Larger organisations,  in industry sectors where winning/losing contracts on a regular basis is the norm, would face the prospect of being undercut by smaller businesses who do not have to offer more than the minimum wage.

There was concern expressed that the proposed changes in this clause could create legal loop holes for smaller organisations that do not fulfil their obligations under Clause 6A. Clear timeframes need to be outlined as currently industry norm is applied as to when information should be sent/received.

There was also a concern raised about the implications of this clause with regard to franchise operations where they would be regarded as one entity for the purposes of calculating the total number of employees which is contrary to the World Franchise Council resolution that “the relationship between a franchisor and franchisee is based on legal independence”. Such a definition would fundamentally undermine the franchise system in NZ.  It also creates a potentially unfair differential between franchised and non-franchised organisations when tendering for work as franchised organisations could be restricted by the proposed amendment but the same rules would not apply to non-franchised organisations. 
Disclosure of information

Our members view this as an excellent amendment which applies common sense and allows free and frank discussions to ascertain the suitability of a candidate for employment.

Compensation for rest/meal breaks

Our members have real concern about this clause and queries included whether it was necessary to amend the current state which makes provision for paid rest/meal breaks and whether the proposed amendment might be too broad and potentially subject to abuse from smaller employers who do not always seek proper advice on such matters. We appreciate the spirit of this clause is to make provision for smaller employers with smaller workforces to apply greater flexibility to breaks and ensure continuity for business output but  there was general concern that this could expose smaller employers to serious Health and Safety risks and possibly increased claims for stress at work. There was also a concern that some employees could abuse this clause to gain compensation rather than take a much needed rest.  Given NZ’s poor track record of Health and Safety in the workplace, HR practitioners were extremely reluctant to support this clause. 
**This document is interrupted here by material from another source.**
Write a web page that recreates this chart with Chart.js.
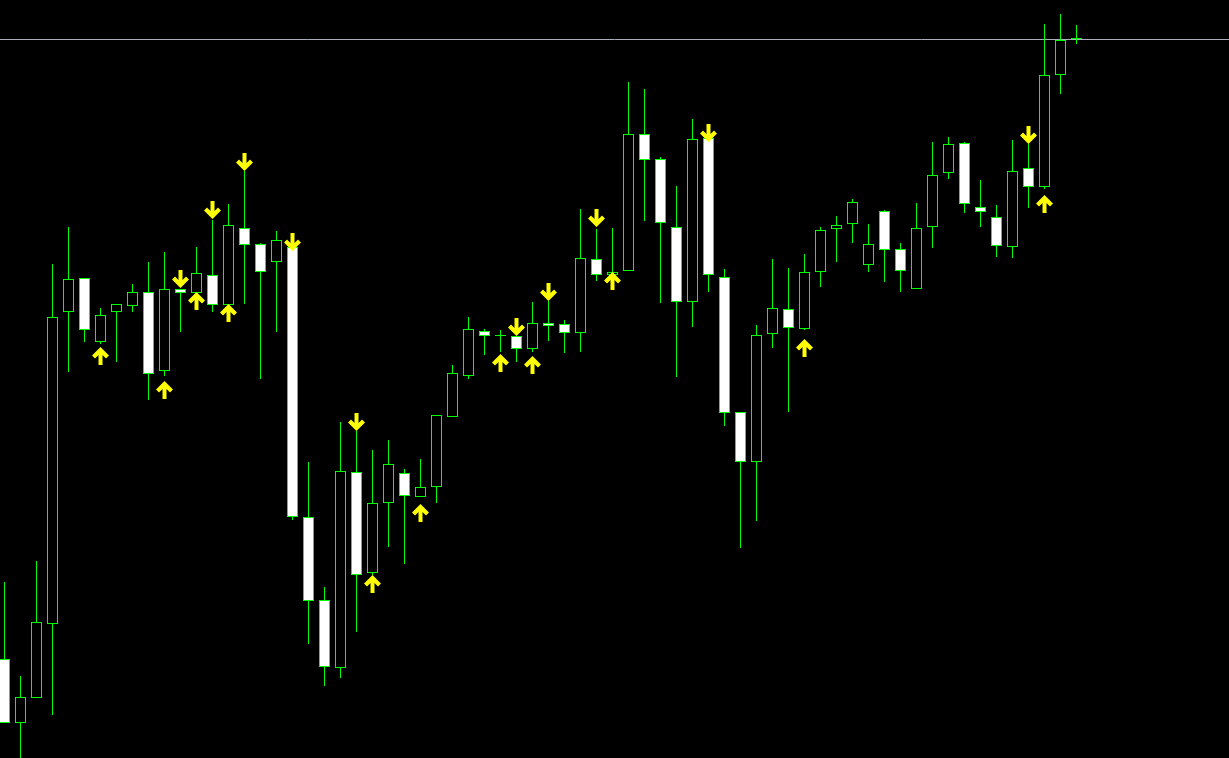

There was a view that breaks should remain mandated in terms of an overall entitlement as breaks are essential for sustained productivity and focus but that there should be flexibility applied, dependent on the complexity of the role and requirements for safety and the organisation’s circumstances that support it not being able to provide the rest or meal break. 

Speeding up ERA decisions

The principle of speeding up the decision making process for the ERA was applauded by our members.  However, there was concern about Authority members making a decision on the day of the hearing.  Our members felt there is an increased risk of flawed decision making from tired Authority members feeling pressured at the end of a long day where clear judgement could be clouded and poor decisions made. While our members would support quick decisions on straight forward hearings we would favour a more measured timeframe. We would prefer to see the ability to give an “on the day” decision based on the complexity of a case and that in general those more complex cases, where there was a wealth of information to be absorbed, be subject to no greater than the three month time period for issuing a determination  proposed in the Bill, but preferably within one to two months.
Our members believe it is essential to make a considered decision as an immediate (but flawed) decision could lead to increased dissatisfaction with ERA decisions which in turn would lead to more appeals to the Employment Court, extending both the time and cost of litigation. A decision on the day also reduces the opportunity to research and confirm the law.  As stated above, we would prefer to see more flexibility here with the premise that prompt determinations are to be encouraged in straightforward cases but that there is the opportunity to deliberate for longer in more complex cases. We believe that if there is clear communication about this all parties involved will accept this.